» **INSTRUCTIONS FOR THE TASK**:
Look through the data below and extract, unchanged, the lines from the one that contains "Emit a Python" to the one that contains "from matplotlib.ticker import FixedLocator", both included.

» **DATASET EXCERPTS**:
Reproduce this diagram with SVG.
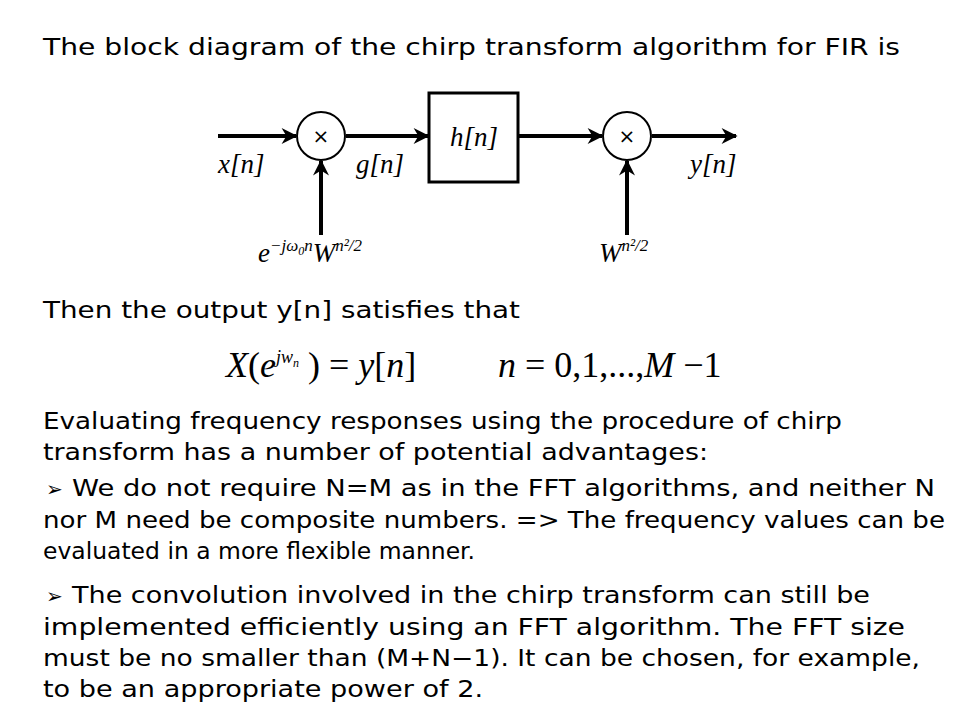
...
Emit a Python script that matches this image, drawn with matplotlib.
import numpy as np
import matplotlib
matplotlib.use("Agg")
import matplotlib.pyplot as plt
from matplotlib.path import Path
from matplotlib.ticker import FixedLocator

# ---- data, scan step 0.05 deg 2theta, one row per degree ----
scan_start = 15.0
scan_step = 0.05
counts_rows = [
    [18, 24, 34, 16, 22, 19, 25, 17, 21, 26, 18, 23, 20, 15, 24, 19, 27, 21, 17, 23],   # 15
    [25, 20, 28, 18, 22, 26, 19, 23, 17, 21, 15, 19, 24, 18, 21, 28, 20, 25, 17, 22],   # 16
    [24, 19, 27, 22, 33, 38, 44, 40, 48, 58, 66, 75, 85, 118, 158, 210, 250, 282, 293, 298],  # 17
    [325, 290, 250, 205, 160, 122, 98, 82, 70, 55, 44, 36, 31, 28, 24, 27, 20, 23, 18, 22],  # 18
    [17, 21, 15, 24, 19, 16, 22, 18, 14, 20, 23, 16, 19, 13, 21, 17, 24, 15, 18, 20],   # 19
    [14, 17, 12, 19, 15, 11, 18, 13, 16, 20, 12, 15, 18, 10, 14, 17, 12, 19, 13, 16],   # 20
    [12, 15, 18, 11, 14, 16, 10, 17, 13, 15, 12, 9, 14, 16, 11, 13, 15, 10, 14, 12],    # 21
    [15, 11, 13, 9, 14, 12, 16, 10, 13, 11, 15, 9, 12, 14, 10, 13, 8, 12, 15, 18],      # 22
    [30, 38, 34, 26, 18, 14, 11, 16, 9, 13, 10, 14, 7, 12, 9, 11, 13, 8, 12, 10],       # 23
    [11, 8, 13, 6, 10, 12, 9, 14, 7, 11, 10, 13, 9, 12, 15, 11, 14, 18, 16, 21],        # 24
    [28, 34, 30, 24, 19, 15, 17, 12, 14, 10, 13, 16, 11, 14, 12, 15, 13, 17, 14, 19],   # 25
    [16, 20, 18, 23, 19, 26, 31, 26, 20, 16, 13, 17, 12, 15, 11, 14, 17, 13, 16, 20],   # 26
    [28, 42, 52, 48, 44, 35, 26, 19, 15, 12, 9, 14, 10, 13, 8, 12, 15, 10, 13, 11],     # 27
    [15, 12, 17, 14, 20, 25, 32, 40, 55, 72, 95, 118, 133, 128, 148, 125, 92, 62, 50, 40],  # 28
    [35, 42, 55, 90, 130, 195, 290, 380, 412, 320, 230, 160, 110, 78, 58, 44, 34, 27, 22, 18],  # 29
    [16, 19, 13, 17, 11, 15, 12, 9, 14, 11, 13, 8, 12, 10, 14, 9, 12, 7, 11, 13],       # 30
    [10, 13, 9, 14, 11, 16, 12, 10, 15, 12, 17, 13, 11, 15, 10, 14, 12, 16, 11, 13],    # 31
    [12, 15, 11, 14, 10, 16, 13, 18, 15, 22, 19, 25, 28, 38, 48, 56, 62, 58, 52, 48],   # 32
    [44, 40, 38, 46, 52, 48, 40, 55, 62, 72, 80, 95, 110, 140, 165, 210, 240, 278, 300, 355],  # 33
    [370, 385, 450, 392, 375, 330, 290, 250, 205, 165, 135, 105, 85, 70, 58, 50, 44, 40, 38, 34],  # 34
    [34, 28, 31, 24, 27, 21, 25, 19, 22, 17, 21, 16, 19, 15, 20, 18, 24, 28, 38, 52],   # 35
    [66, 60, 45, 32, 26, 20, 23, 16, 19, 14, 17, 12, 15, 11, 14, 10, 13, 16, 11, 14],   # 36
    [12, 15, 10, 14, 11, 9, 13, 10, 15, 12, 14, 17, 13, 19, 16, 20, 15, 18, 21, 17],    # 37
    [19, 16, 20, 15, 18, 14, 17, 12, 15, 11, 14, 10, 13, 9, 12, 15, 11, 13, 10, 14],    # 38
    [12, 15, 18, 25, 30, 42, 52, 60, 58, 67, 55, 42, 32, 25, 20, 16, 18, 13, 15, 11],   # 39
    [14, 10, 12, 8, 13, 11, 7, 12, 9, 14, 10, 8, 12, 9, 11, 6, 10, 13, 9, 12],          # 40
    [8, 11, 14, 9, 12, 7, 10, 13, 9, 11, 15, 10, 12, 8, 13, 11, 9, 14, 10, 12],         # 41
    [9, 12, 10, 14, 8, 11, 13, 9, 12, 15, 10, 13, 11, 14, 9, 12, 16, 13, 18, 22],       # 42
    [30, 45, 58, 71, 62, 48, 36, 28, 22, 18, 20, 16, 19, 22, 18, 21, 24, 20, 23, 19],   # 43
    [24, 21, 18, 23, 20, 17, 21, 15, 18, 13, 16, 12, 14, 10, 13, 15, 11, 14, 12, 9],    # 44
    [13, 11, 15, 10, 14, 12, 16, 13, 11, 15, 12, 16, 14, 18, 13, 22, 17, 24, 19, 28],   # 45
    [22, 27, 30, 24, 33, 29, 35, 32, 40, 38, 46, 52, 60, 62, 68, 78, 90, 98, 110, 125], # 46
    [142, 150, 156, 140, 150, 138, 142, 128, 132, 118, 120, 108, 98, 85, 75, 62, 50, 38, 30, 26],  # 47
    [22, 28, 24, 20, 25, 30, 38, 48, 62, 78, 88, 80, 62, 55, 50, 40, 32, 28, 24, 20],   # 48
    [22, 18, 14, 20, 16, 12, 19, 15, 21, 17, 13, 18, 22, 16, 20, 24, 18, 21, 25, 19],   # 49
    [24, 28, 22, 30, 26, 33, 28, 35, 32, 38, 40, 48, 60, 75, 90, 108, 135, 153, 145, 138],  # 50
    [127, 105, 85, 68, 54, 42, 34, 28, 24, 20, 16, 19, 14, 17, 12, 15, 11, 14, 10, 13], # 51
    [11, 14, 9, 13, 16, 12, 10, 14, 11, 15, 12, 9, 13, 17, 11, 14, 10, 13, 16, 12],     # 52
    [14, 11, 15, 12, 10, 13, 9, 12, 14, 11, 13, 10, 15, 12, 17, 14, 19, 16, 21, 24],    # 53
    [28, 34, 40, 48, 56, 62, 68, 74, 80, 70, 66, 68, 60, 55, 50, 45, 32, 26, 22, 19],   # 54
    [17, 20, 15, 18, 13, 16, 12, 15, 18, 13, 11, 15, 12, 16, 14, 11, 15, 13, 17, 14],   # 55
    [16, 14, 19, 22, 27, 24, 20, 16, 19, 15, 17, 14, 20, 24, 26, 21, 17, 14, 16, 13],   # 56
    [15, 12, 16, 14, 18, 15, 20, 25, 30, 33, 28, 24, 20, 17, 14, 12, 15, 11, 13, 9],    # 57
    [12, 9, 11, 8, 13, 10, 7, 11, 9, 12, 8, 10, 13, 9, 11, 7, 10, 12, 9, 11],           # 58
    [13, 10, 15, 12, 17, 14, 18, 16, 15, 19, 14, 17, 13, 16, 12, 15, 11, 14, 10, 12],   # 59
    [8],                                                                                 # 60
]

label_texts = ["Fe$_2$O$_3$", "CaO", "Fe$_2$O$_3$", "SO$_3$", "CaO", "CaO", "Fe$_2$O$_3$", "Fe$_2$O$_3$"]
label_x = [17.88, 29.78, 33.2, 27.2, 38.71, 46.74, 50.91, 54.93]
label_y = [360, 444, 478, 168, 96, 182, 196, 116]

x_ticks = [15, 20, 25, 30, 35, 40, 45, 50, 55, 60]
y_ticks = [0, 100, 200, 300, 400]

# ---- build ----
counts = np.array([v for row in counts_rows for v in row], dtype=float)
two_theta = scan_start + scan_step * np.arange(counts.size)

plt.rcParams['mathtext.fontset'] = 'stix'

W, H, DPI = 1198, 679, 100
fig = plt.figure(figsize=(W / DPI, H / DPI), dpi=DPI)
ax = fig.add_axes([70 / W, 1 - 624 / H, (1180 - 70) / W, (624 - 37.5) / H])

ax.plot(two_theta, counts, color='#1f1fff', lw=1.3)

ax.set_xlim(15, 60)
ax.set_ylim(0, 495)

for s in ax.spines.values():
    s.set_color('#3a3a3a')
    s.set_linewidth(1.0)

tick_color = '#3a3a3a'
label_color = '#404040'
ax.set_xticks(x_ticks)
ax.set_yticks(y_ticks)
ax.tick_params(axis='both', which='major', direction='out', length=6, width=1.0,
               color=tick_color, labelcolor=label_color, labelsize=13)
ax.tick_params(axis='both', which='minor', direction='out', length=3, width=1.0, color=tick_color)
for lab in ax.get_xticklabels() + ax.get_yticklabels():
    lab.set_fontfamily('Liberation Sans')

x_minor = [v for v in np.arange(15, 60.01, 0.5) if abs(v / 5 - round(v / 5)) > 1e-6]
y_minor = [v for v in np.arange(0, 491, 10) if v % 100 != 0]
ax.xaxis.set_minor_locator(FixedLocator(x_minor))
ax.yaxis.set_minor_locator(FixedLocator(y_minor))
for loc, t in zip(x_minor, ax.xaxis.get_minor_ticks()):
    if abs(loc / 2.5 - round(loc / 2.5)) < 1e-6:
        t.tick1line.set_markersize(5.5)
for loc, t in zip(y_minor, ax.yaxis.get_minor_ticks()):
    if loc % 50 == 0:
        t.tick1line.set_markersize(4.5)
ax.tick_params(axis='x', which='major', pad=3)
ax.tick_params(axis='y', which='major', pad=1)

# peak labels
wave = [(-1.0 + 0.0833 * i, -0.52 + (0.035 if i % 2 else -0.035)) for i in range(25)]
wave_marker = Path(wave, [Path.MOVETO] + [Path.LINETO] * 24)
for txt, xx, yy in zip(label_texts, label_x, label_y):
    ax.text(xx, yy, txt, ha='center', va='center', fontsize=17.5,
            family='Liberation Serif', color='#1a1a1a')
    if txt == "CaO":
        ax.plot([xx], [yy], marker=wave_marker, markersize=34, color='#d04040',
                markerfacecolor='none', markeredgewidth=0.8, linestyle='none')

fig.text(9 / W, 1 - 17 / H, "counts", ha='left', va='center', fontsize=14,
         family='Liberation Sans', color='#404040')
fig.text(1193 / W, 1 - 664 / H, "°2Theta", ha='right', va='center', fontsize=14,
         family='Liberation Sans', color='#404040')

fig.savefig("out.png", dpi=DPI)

» **COMPLETED EXERCISE**:
Emit a Python script that matches this image, drawn with matplotlib.
import numpy as np
import matplotlib
matplotlib.use("Agg")
import matplotlib.pyplot as plt
from matplotlib.path import Path
from matplotlib.ticker import FixedLocator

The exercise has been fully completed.